____ Excerpted records

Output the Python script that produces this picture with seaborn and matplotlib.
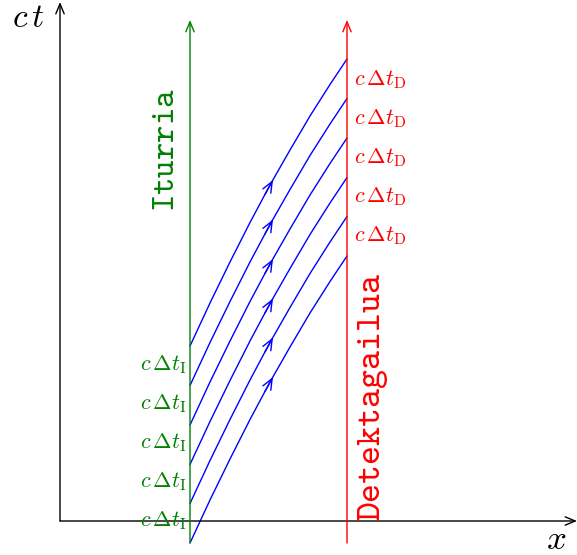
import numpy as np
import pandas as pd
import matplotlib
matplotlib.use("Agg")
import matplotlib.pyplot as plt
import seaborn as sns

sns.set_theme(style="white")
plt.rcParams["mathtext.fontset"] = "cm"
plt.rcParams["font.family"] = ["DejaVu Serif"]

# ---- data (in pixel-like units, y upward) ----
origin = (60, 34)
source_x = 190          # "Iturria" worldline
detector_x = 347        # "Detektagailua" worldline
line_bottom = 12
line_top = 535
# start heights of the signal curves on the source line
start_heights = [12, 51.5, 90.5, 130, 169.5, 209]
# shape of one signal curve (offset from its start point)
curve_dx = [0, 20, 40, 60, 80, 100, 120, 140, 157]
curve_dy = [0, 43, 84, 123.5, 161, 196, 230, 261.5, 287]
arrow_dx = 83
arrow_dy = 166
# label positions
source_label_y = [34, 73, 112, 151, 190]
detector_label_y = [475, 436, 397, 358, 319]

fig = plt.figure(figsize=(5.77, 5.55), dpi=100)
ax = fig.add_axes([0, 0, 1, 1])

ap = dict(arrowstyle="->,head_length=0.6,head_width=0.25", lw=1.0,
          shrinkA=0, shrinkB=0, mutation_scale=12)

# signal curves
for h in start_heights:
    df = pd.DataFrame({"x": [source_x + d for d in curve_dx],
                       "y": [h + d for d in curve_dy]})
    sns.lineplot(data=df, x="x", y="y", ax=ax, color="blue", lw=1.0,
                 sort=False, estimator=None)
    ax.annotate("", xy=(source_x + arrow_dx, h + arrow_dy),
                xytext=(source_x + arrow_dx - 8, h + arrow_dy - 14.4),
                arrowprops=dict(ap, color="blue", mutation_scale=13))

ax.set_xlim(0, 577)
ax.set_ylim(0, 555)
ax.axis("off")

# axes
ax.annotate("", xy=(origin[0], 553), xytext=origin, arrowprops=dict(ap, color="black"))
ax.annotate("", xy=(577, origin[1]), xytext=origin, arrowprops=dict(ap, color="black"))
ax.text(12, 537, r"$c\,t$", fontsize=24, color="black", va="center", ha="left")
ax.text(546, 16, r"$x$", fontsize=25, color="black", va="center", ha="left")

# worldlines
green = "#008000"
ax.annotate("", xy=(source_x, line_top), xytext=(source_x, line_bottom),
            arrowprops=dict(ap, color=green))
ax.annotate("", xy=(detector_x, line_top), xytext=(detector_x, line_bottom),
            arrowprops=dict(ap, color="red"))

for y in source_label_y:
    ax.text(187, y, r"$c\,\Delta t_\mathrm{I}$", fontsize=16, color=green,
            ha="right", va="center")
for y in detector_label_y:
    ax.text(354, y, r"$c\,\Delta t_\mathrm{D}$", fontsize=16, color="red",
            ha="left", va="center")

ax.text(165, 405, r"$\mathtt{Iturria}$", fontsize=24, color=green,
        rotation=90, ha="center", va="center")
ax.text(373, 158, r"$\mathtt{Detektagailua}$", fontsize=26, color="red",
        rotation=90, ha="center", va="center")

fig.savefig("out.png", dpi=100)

________
____ Excerpted records

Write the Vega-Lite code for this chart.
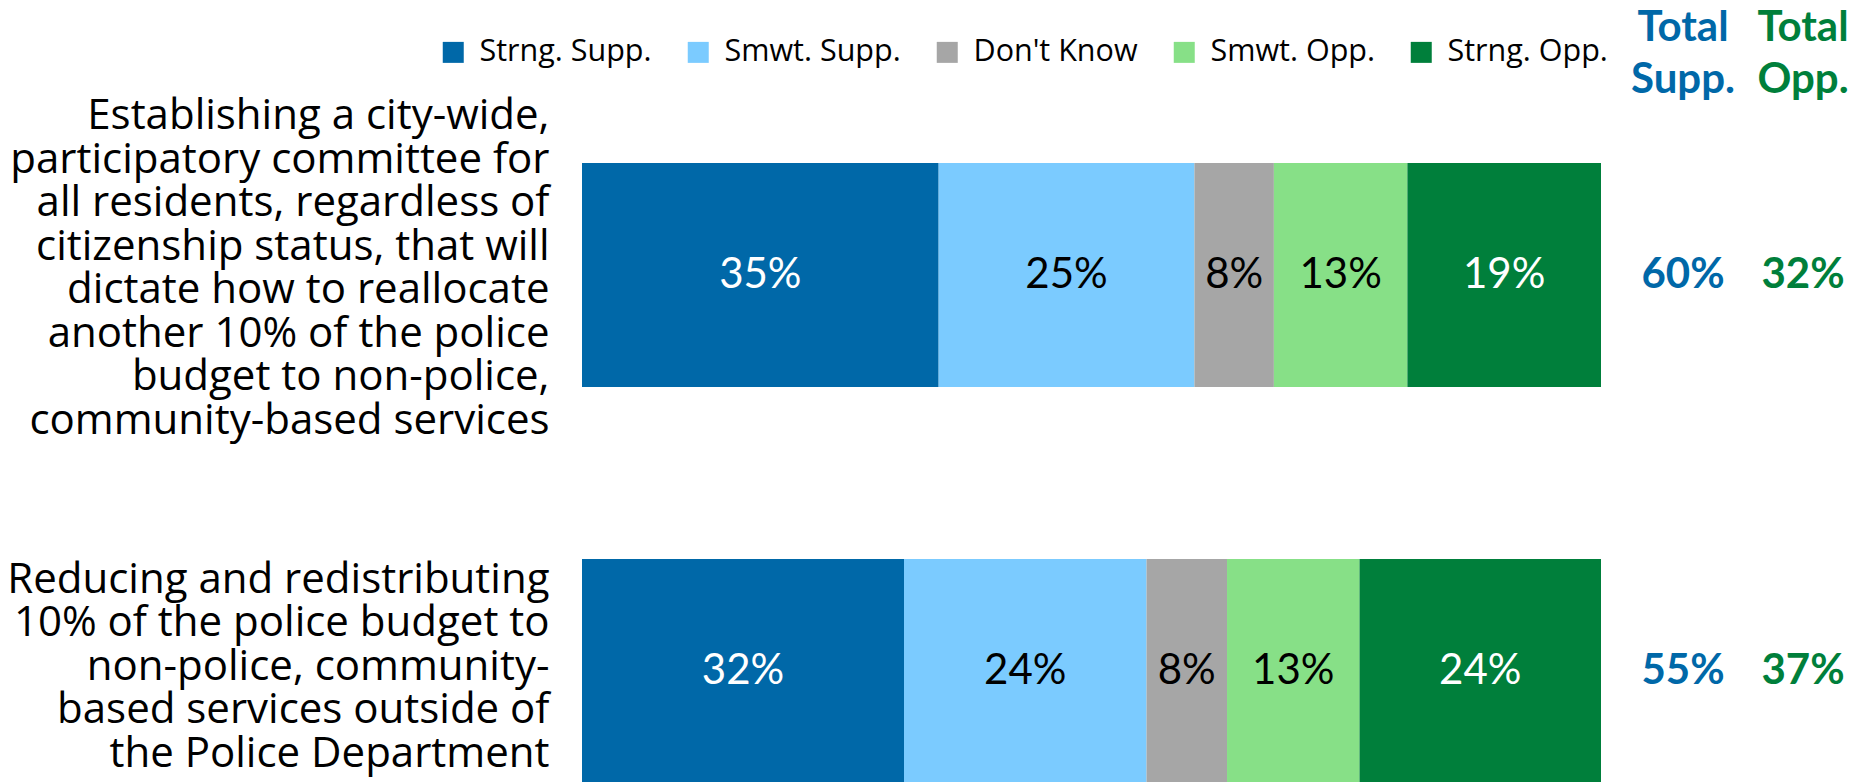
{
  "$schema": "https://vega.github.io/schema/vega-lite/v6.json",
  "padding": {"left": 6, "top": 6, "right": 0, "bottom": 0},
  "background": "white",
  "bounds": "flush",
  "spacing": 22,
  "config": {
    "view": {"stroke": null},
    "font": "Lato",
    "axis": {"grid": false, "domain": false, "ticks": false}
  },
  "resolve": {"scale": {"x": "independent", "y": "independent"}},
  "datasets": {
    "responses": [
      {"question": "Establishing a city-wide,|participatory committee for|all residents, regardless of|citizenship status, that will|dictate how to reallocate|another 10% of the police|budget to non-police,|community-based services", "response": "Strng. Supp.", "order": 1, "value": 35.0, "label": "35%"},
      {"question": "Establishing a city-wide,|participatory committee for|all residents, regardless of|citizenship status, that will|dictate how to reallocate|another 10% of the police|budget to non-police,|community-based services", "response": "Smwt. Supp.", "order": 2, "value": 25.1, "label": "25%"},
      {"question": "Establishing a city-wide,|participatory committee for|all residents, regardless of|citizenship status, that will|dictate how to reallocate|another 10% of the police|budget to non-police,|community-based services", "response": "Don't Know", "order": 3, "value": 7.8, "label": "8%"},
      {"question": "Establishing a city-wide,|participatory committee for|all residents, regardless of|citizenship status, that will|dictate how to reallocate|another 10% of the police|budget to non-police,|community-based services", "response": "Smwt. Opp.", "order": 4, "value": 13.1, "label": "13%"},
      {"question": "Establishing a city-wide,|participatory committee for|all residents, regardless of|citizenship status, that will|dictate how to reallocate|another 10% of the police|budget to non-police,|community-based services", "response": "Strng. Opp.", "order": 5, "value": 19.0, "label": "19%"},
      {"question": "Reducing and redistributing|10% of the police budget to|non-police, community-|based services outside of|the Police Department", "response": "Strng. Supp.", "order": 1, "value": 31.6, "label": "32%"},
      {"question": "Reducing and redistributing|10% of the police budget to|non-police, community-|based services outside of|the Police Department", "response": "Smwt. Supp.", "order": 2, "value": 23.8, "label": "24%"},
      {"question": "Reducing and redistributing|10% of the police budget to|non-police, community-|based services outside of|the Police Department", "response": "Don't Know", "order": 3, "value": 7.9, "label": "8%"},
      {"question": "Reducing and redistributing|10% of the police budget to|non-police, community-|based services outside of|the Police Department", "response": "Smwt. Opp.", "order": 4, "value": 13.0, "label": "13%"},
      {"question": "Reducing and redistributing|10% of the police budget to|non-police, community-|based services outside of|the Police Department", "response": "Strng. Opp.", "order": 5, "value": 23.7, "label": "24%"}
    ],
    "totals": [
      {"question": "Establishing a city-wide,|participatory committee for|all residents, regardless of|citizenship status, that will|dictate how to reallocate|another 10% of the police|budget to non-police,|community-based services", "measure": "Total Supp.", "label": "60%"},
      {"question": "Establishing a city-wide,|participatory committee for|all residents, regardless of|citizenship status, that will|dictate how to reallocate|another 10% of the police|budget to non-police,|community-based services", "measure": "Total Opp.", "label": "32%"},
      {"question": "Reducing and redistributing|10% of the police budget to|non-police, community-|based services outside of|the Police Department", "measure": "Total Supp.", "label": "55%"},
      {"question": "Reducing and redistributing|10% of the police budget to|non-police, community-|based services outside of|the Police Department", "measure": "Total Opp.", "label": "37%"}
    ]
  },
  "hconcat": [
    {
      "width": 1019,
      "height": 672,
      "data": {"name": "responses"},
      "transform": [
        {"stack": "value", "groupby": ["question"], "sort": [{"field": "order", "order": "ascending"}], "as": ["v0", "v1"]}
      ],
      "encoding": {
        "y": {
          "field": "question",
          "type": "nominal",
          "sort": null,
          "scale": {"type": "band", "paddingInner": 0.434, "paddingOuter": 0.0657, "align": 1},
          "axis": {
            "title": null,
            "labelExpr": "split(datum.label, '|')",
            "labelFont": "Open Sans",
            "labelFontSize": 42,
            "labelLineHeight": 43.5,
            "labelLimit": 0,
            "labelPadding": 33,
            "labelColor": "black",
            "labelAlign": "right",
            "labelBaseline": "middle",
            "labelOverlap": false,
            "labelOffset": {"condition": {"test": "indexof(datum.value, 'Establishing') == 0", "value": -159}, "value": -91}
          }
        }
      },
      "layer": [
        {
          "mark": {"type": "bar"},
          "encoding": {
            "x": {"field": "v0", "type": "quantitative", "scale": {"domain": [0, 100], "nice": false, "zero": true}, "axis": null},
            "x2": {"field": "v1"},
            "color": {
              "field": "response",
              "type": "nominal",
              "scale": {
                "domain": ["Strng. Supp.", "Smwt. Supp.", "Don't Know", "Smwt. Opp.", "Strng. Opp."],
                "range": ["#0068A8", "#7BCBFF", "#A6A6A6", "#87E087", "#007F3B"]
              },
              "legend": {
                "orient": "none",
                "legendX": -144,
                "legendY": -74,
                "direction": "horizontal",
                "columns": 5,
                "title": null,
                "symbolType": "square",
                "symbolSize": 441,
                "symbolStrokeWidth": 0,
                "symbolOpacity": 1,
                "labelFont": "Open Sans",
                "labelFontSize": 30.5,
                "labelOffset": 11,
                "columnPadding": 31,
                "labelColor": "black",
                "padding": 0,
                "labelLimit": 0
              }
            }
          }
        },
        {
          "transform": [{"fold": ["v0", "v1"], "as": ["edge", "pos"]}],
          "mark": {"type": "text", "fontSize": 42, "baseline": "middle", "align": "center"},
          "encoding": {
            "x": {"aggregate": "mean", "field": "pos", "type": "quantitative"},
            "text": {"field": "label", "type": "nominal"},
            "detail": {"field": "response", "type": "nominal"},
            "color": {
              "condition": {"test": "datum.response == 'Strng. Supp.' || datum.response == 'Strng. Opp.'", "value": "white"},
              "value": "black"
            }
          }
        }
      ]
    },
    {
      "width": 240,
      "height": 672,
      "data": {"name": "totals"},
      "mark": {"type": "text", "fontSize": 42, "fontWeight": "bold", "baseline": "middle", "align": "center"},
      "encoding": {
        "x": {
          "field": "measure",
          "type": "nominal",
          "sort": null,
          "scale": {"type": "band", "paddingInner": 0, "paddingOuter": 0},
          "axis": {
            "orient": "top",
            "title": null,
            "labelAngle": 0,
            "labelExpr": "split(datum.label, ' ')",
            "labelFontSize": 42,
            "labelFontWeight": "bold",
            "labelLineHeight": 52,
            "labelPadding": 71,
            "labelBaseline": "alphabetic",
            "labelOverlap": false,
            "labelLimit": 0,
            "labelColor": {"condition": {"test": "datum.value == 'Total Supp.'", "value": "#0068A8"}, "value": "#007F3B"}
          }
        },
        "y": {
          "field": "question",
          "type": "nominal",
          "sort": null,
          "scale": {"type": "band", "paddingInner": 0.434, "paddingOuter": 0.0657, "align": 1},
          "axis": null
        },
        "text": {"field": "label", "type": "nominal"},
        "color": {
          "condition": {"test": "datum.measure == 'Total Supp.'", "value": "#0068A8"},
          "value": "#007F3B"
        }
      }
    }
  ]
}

________

* _Written instruction_
Look above for the line containing "Output the Python", then write out every line from there down to the line containing "shrinkA=0, shrinkB=0, mutation_scale=12)", that line included, with no pictures.

* _Correct result_
Output the Python script that produces this picture with seaborn and matplotlib.
import numpy as np
import pandas as pd
import matplotlib
matplotlib.use("Agg")
import matplotlib.pyplot as plt
import seaborn as sns

sns.set_theme(style="white")
plt.rcParams["mathtext.fontset"] = "cm"
plt.rcParams["font.family"] = ["DejaVu Serif"]

# ---- data (in pixel-like units, y upward) ----
origin = (60, 34)
source_x = 190          # "Iturria" worldline
detector_x = 347        # "Detektagailua" worldline
line_bottom = 12
line_top = 535
# start heights of the signal curves on the source line
start_heights = [12, 51.5, 90.5, 130, 169.5, 209]
# shape of one signal curve (offset from its start point)
curve_dx = [0, 20, 40, 60, 80, 100, 120, 140, 157]
curve_dy = [0, 43, 84, 123.5, 161, 196, 230, 261.5, 287]
arrow_dx = 83
arrow_dy = 166
# label positions
source_label_y = [34, 73, 112, 151, 190]
detector_label_y = [475, 436, 397, 358, 319]

fig = plt.figure(figsize=(5.77, 5.55), dpi=100)
ax = fig.add_axes([0, 0, 1, 1])

ap = dict(arrowstyle="->,head_length=0.6,head_width=0.25", lw=1.0,
          shrinkA=0, shrinkB=0, mutation_scale=12)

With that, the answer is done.